* RECORDS SHOWN *
· · · · ·

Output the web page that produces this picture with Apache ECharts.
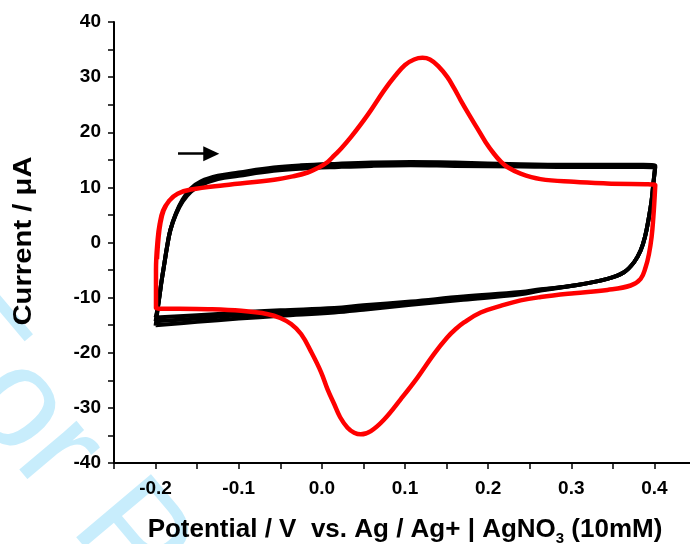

· · · · ·

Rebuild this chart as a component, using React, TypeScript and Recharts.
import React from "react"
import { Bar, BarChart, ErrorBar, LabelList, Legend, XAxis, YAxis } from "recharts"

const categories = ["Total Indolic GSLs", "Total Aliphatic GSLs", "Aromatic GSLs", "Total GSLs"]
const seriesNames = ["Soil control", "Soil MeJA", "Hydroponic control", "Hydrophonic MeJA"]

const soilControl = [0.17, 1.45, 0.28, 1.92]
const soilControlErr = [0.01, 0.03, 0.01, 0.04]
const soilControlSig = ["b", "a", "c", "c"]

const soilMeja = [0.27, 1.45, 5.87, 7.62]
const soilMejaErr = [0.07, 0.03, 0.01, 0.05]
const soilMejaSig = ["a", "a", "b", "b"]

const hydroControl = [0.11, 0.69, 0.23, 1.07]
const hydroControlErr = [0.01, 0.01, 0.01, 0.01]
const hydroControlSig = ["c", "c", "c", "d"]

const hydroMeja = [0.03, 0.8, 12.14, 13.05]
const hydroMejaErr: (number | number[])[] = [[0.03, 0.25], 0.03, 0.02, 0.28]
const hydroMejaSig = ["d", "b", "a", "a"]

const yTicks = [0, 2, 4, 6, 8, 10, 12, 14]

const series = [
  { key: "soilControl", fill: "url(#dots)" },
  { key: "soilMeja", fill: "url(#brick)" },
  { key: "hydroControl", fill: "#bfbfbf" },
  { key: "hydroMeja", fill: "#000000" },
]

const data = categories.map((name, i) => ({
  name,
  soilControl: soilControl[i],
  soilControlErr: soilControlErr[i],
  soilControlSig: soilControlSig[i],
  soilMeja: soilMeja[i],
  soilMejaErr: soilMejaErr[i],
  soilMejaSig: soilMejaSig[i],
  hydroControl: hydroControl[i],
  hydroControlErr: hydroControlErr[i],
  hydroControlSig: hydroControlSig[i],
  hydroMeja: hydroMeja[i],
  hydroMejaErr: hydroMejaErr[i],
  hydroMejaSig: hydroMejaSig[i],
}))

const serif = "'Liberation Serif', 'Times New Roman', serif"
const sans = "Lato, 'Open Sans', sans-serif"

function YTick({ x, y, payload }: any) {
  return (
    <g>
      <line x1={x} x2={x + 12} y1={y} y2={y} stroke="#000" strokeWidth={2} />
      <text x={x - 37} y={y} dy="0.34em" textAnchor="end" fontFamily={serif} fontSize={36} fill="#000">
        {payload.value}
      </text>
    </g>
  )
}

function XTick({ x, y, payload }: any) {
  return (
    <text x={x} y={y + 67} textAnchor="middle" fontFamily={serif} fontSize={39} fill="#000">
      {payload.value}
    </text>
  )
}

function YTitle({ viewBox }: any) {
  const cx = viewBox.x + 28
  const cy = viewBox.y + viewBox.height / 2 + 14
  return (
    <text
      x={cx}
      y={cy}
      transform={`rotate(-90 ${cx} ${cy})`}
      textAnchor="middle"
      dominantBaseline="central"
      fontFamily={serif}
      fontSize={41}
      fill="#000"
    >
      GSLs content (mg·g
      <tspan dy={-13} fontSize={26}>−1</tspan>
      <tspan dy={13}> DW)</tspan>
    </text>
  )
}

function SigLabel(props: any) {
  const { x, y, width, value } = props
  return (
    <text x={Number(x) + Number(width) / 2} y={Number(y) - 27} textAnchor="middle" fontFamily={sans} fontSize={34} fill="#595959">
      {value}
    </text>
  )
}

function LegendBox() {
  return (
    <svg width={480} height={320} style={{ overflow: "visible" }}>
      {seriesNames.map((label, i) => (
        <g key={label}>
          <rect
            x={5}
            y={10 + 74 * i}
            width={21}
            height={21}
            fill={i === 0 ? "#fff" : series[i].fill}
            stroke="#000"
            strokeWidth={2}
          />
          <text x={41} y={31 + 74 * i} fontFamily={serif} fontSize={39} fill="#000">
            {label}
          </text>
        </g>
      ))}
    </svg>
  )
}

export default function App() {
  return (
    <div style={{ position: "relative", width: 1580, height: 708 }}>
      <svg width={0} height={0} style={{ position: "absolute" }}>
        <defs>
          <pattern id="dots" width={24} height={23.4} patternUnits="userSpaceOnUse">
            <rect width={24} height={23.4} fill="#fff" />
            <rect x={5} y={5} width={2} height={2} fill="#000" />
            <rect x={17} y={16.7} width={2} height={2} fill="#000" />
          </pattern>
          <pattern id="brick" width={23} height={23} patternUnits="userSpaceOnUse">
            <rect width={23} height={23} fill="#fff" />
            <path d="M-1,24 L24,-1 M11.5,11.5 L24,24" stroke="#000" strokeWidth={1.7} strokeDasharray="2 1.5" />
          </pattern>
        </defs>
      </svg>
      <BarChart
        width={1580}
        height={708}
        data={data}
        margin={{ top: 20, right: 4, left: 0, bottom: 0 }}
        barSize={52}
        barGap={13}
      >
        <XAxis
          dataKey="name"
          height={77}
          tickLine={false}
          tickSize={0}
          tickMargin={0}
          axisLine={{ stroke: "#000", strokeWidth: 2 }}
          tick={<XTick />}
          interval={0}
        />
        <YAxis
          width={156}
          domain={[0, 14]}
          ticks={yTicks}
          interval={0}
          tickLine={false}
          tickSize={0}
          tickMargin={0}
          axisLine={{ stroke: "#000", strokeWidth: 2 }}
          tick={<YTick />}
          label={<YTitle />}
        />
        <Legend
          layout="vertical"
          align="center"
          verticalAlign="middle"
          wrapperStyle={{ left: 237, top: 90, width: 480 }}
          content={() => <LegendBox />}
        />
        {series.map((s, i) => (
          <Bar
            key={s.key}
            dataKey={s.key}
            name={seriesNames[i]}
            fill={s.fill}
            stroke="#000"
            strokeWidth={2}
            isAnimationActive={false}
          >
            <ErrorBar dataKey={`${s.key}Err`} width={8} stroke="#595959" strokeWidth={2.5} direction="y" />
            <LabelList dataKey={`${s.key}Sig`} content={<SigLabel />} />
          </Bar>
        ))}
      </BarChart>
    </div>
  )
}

· · · · ·

* EXERCISE DESCRIPTION *
Pull out every line above that holds the word "React".

* COMPLETED EXERCISE *
Rebuild this chart as a component, using React, TypeScript and Recharts.
import React from "react"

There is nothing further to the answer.